Last week a day of testimony in front of the Louisiana Legislature’s House Appropriations Committee concerning the budget was dominated by how the state’s revenue woes would impact deeply individual-based community services. It came on the heels of a discussion a week prior that got the attention of inattentive legislators which might finally get them to understand the single best solution to these budgetary problems.
As previously noted, the necessity of budget cuts is endangering the state’s judicial mandate to move the elderly and disabled into the most appropriate, least costly means of care for those qualifying through Medicaid, because the cuts could reduce the ability of agencies contracted by the state to hire enough employees to provide enough hours to cover those designated for service reception. Since there is an overall revenue problem, to prevent this from happening, revenues must be shifted from elsewhere.
Fortunately, that other source exists – nursing homes, with the revelation in testimony in the middle of April that an average of 8,500 beds were empty annually costing $20 million to the state. This seemed to shock committee members, but for those who had any legislative service prior to this term it shouldn’t have been – they approved of this matter tacitly for nearly 20 years and did so legislatively in 2006. That was when both chambers unanimously approved what would become Act 848, putting into law an administrative formula setting up state payments for empty beds for an industry already with overcapacity. The industry had argued it needed this to stabilize revenues to homes and increase their creditworthiness. Presumably, this would encourage owners to make upgrades to their facilities. However, a substantial component of the reimbursement formula funded capital improvements, so the additional incentive should not have been necessary. Since then, overcapacity has continued to increase.
So one step would be to repeal this and shift funds to mitigate cuts to non-institutional entities, but it would have to be accompanied by another. Presently, and fairly sensibly, the state has gone to the use of a Resource Allocation Model that determines the appropriate level of care for each qualifying individual. The problem is it is being used discriminatorily as it is not applied to Medicaid recipients in nursing homes. If it were, a significant portion of those residents might be found not to need this most intensive form of care and, depending on their circumstances, could go into home- or community-based care. This is something that will be fought tooth and nail by the nursing home industry, because it could erode their revenues further as they are penalized in reimbursements for not having at least 70 percent capacity.
A third component to change would be, as previously recommended, closing of at least some of the state developmental centers given many residents probably could live in the community. These shifts from institutions are becoming increasing possible as the average waiver expense is now trending well below the average reimbursement of about $45,000 annually the state pays for a (shared room) Medicaid bed or $127,000 at a developmental center.
But this three-pronged strategy may have to happen soon. The settlement of Barthelemy v. Hood which triggered the state’s spending almost nothing a decade ago on waiver programs to now over a quarter billion dollars a year will expire at the end of this year, eliminating a legal tool to push the state out of its institutional bias that created the problem in the first place (which caused nursing home overbuilding because state regulations created such a gravy train for them).
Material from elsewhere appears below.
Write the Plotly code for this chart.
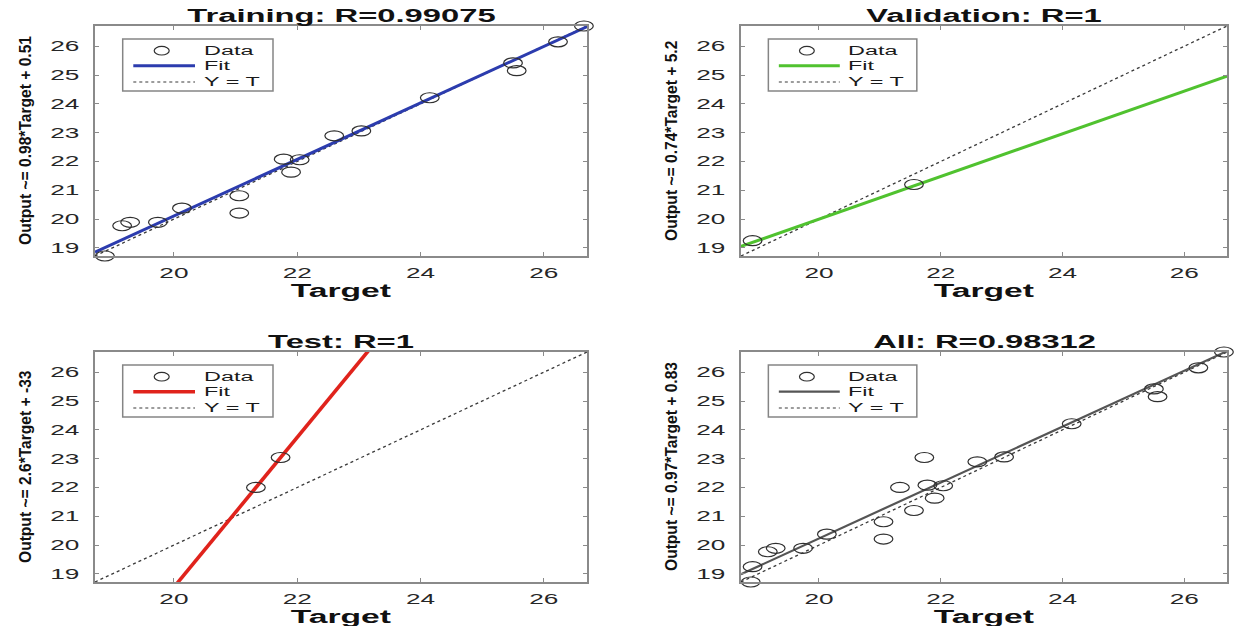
import plotly.graph_objects as go

FONT = "Liberation Sans"

# Targets and network outputs for each data split
train_target = [18.88, 19.16, 19.29, 19.74, 20.13, 21.06, 21.06, 21.78, 21.90, 22.04,
                22.60, 23.04, 24.15, 25.50, 25.56, 26.23, 26.65]
train_output = [18.72, 19.77, 19.89, 19.89, 20.38, 20.81, 20.21, 22.08, 21.63, 22.06,
                22.89, 23.06, 24.21, 25.42, 25.15, 26.15, 26.70]
val_target = [18.91, 21.56]
val_output = [19.25, 21.20]
test_target = [21.33, 21.73]
test_output = [22.00, 23.04]

# Linear regression of output on target, and correlation R, per split
panel_names = ["Training", "Validation", "Test", "All"]
fit_slope = [0.98, 0.74, 2.6, 0.97]
fit_intercept = [0.51, 5.2, -33.46, 0.83]
r_values = [0.99075, 1, 1, 0.98312]

fit_colors = ["#2c3cae", "#50c22f", "#e0231c", "#555555"]
fit_widths = [3, 3, 3.6, 2.2]

x_ticks = [20, 22, 24, 26]
y_ticks = [19, 20, 21, 22, 23, 24, 25, 26]

all_target = train_target + val_target + test_target
all_output = train_output + val_output + test_output
targets = [train_target, val_target, test_target, all_target]
outputs = [train_output, val_output, test_output, all_output]

lo = min(all_target + all_output)
hi = max(all_target + all_output)

W, H = 1235, 626
col_px = [(95, 587), (741, 1227)]
row_px = [(26, 256), (352, 582)]
STRETCH = 1.87        # horizontal widening of upright text and markers

fig = go.Figure()
annotations = []
shapes = []
layout_axes = {}

for i, name in enumerate(panel_names):
    r, c = divmod(i, 2)
    (x0, x1), (y0, y1) = col_px[c], row_px[r]
    pw, ph = x1 - x0, y1 - y0
    sfx = "" if i == 0 else str(i + 1)
    xa, ya = "x" + sfx, "y" + sfx
    xd, yd = xa + " domain", ya + " domain"

    m, b = fit_slope[i], fit_intercept[i]
    line_x = [lo, hi]

    fig.add_trace(go.Scatter(
        x=line_x, y=line_x, mode="lines", xaxis=xa, yaxis=ya,
        line=dict(color="#3a3a3a", width=1.3, dash="dot"), showlegend=False,
        hoverinfo="skip"))
    fig.add_trace(go.Scatter(
        x=line_x, y=[m * v + b for v in line_x], mode="lines", xaxis=xa, yaxis=ya,
        line=dict(color=fit_colors[i], width=fit_widths[i]), showlegend=False))
    fig.add_trace(go.Scatter(
        x=targets[i], y=outputs[i], mode="markers", xaxis=xa, yaxis=ya,
        cliponaxis=False, showlegend=False,
        marker=dict(symbol="circle-open", size=10, color="#2f2f2f",
                    line=dict(color="#2f2f2f", width=1.2))))

    axis_common = dict(
        range=[lo, hi], ticks="inside", ticklen=4, tickwidth=1, tickcolor="#8a8a8a",
        showline=True, linecolor="#8a8a8a", linewidth=1.5, mirror="ticks",
        showgrid=False, zeroline=False, automargin=False,
        tickfont=dict(family=FONT, size=14, color="#262626"))
    layout_axes["xaxis" + sfx] = dict(
        axis_common, domain=[x0 / W, x1 / W], anchor=ya, tickvals=x_ticks,
        ticklabelstandoff=3)
    layout_axes["yaxis" + sfx] = dict(
        axis_common, domain=[1 - y1 / H, 1 - y0 / H], anchor=xa, tickvals=y_ticks,
        ticklabelstandoff=11)

    # titles
    annotations.append(dict(
        text=f"{name}: R={r_values[i]:.5g}", xref=xd, yref=yd, x=0.5,
        y=1 + 10 / ph, xanchor="center", yanchor="middle", showarrow=False,
        font=dict(family=FONT, size=17.5, color="#111111", weight="bold")))
    annotations.append(dict(
        text="Target", xref=xd, yref=yd, x=0.5, y=-35 / ph,
        xanchor="center", yanchor="middle", showarrow=False,
        font=dict(family=FONT, size=18, color="#111111", weight="bold")))
    annotations.append(dict(
        text=f"Output ~= {m:.2g}*Target + {b:.2g}", xref=xd, yref=yd,
        x=-70 / pw, y=0.5, xanchor="center", yanchor="middle", textangle=-90,
        showarrow=False,
        font=dict(family=FONT, size=15.6, color="#111111", weight="bold")))

    # legend box
    bx0, bx1 = 27.7 / 492, 178 / 492
    by_top, by_bot = 1 - 13 / 230, 1 - 65 / 230
    rows = [1 - 24.7 / 230, 1 - 39.7 / 230, 1 - 56 / 230]
    lx0, lx1 = 38.3 / 492, 100 / 492
    tx = 106.7 / 492
    cx, rx, ry = 66.7 / 492, 7.5 / 492, 4.3 / 230
    shapes.append(dict(type="rect", xref=xd, yref=yd, x0=bx0, x1=bx1, y0=by_bot,
                       y1=by_top, line=dict(color="#858585", width=1.5),
                       fillcolor="white", layer="above"))
    shapes.append(dict(type="circle", xref=xd, yref=yd, x0=cx - rx, x1=cx + rx,
                       y0=rows[0] - ry, y1=rows[0] + ry,
                       line=dict(color="#2f2f2f", width=1.2), layer="above"))
    shapes.append(dict(type="line", xref=xd, yref=yd, x0=lx0, x1=lx1, y0=rows[1],
                       y1=rows[1], line=dict(color=fit_colors[i], width=fit_widths[i]),
                       layer="above"))
    shapes.append(dict(type="line", xref=xd, yref=yd, x0=lx0, x1=lx1, y0=rows[2],
                       y1=rows[2], line=dict(color="#3a3a3a", width=1.2, dash="dot"),
                       layer="above"))
    for label, yy in zip(["Data", "Fit", "Y = T"], rows):
        annotations.append(dict(
            text=label, xref=xd, yref=yd, x=tx, y=yy, xanchor="left", align="left",
            yanchor="middle", showarrow=False,
            font=dict(family=FONT, size=12.5, color="#1a1a1a")))

fig.update_layout(
    width=W, height=H, margin=dict(l=0, r=0, t=0, b=0),
    paper_bgcolor="white", plot_bgcolor="white", showlegend=False,
    annotations=annotations, shapes=shapes, **layout_axes)

# Widen upright text horizontally and draw the data circles as flattened ellipses
post = """
var gd = document.getElementById('{plot_id}');
var k = %f;
gd.querySelectorAll('text').forEach(function (t) {
  if (t.textContent.indexOf('Output') === 0) return;
  var w = t.getComputedTextLength();
  if (!w) return;
  t.setAttribute('lengthAdjust', 'spacingAndGlyphs');
  t.setAttribute('textLength', (w * k).toFixed(2));
});
gd.querySelectorAll('.scatterlayer path.point').forEach(function (p) {
  p.setAttribute('transform', (p.getAttribute('transform') || '') + ' scale(' + k + ',1)');
  p.style.vectorEffect = 'non-scaling-stroke';
});
""" % STRETCH

fig.write_html("out.html", config={"displayModeBar": False}, post_script=post)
Tens of millions of dollars would be shifted from nursing homes annually under these reforms (who get about 80 percent of their revenues from state government) so the industry may hope to try to fight a delaying action to get to 2010 when less pressure will be on them to surrender their inefficient use of taxpayer resources.
Nursing home interests long have been powerful in the state (it’s perhaps no accident that the lead author of the 2006 law, state Sen. Sherri Smith Cheek, got nearly a third of her campaign funds from the health care industry for her 2003 contest) but what finally may win the day is the severe budget crisis. The Gov. Bobby Jindal Administration, for all its talk about indigent health care reform, has very incompletely addressed the fiscal reforms in terms of state reimbursements. While cutting reimbursements at the margins for nursing homes (such as not continuing to policy of paying homes for beds empty on a short-term basis because of hospitalization), it has shown no willingness to stump to alter the case-mix formula put into law nor shift funds from nursing homes to direct care agencies such as by comprehensive use of the RAM, and proposes actual increases of funding to the developmental centers.
The greatest budgetary savings in the tough financial situation would come from doing these things, with care not suffering and likely improving for those shifted as a result into an environment more conducive (and probably less expensive to taxpayers). It just takes the political will do so, and hopefully this crisis finally will prompt this long overdue behavior.